Omega
Omega De Ville Prestige 'Tonneau' Jumping Hour
$9,750
In stock · analogshift.com · Watch
Not every great Omega is a Speedmaster.
In fact, some of the most fascinating watches the brand has ever produced are the ones that quietly sit off to the side, waiting for collectors to discover them. This De Ville Prestige Jump Hour is one such watch.
At first glance, it appears elegant and restrained—a softly curved tonneau-shaped dress watch from the late 1990s. Look closer, however, and you'll find one of watchmaking's oldest and most charming complications: the jump hour.
First conceived in the early nineteenth century, the jump hour was designed to make reading the time more intuitive by displaying the hour digitally through an aperture while a single hand tracks the minutes. Omega revived the complication in 1996 as part of the De Ville Prestige collection, creating a watch that felt both classically inspired and surprisingly modern.
This particular example, Reference 166.1230, pairs the complication with one of the most attractive dials Omega produced during the era. The warm salmon-pink dial features a radiant guilloché center section, a contrasting minute track, and applied Arabic numerals and baton markers. At 12 o'clock, the jumping-hour aperture displays the current hour, while Omega's distinctive openworked "apple" minute hand glides across the dial.

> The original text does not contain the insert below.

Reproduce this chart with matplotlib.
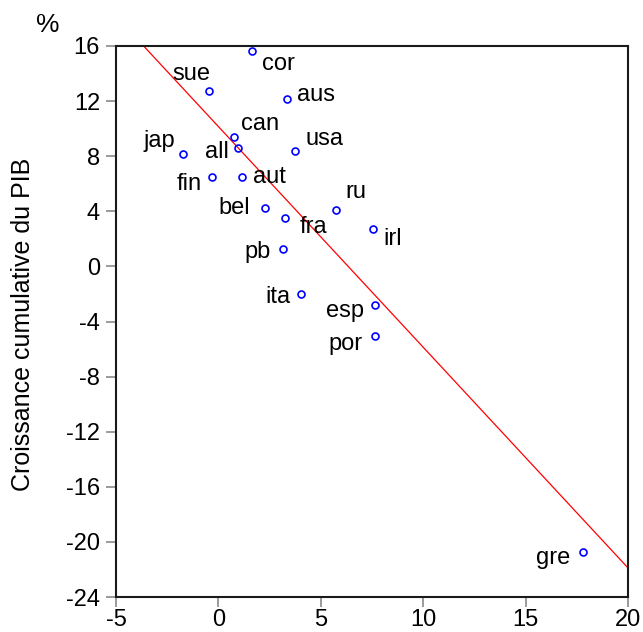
import numpy as np
import matplotlib
matplotlib.use("Agg")
import matplotlib.pyplot as plt

# DATA

countries = ["cor", "sue", "aus", "can", "all", "jap", "usa", "fin", "aut",
             "bel", "fra", "ru", "irl", "pb", "ita", "esp", "por", "gre"]
x_vals = [1.66, -0.44, 3.36, 0.78, 0.97, -1.73, 3.75, -0.31, 1.17,
          2.26, 3.27, 5.74, 7.55, 3.14, 4.05, 7.63, 7.63, 17.82]
gdp_growth = [15.64, 12.73, 12.15, 9.42, 8.57, 8.16, 8.38, 6.49, 6.49,
              4.26, 3.54, 4.10, 2.72, 1.26, -2.03, -2.82, -5.05, -20.71]
x_ticks = [-5, 0, 5, 10, 15, 20]
y_ticks = [16, 12, 8, 4, 0, -4, -8, -12, -16, -20, -24]

# label placement: (dx px, dy px to baseline, alignment)
label_pos = {
    "cor": (10, -19, "left"), "sue": (1, 11, "right"), "aus": (10, -2, "left"),
    "can": (7, 7, "left"), "all": (-9, -10, "right"), "jap": (-8, 7, "right"),
    "usa": (10, 6, "left"), "fin": (-10, -13, "right"), "aut": (11, -6, "left"),
    "bel": (-15, -6, "right"), "fra": (14, -15, "left"), "ru": (9, 12, "left"),
    "irl": (10, -16, "left"), "pb": (-12, -9, "right"), "ita": (-11, -9, "right"),
    "esp": (-11, -12, "right"), "por": (-12, -14, "right"), "gre": (-13, -12, "right"),
}

plt.rcParams['font.family'] = ['Liberation Sans', 'DejaVu Sans']
plt.rcParams['axes.unicode_minus'] = False
fs = 17

fig = plt.figure(figsize=(6.43, 6.32), dpi=100)
ax = fig.add_axes([116 / 643, 1 - 597 / 632, 512 / 643, 551 / 632])

# regression line
slope, intercept = np.polyfit(x_vals, gdp_growth, 1)
xl = np.array([-5, 20])
ax.plot(xl, intercept + slope * xl, color="red", lw=0.9, zorder=2)

ax.plot(x_vals, gdp_growth, linestyle="none", marker="o", markersize=5,
        markerfacecolor="none", markeredgecolor="blue", markeredgewidth=1.2, zorder=3)

for name, xv, yv in zip(countries, x_vals, gdp_growth):
    dx, dy, ha = label_pos[name]
    ax.annotate(name, (xv, yv), xytext=(dx, dy), textcoords="offset pixels",
                ha=ha, va="baseline", fontsize=fs, color="black")

ax.set_xlim(-5, 20)
ax.set_ylim(-24, 16)
ax.set_xticks(x_ticks)
ax.set_yticks(y_ticks)
ax.tick_params(axis="both", direction="out", length=7.5, width=1.1,
               color="#808080", labelsize=fs, labelcolor="black")
ax.tick_params(axis="y", pad=4)
ax.tick_params(axis="x", pad=1.5)
for sp in ax.spines.values():
    sp.set_linewidth(1.5)
    sp.set_color("#1a1a1a")

fig.text(23 / 643, 1 - 324 / 632, "Croissance cumulative du PIB", fontsize=18,
         rotation=90, ha="center", va="center")
fig.text(48 / 643, 1 - 25 / 632, "%", fontsize=19, ha="center", va="center")

fig.savefig("out.png", dpi=100)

Housed in a 31mm stainless steel tonneau case and powered by the automatic Omega Caliber 1221, the watch strikes a perfect balance between technical interest and everyday wearability. The integrated stainless steel bracelet with signed deployant clasp completes the package, giving the watch a distinctly late-1990s sophistication that feels remarkably fresh today.
Accompanying the watch are its inner and outer presentation boxes, original paperwork, booklets, and warranty card, making it an exceptionally complete example of one of Omega's most unusual modern references.
Collectors often associate jump-hour watches with niche independents and complicated haute horlogerie. Omega's interpretation offers something different: a genuinely useful complication wrapped in an elegant, highly wearable design from one of Switzerland's most respected manufactures.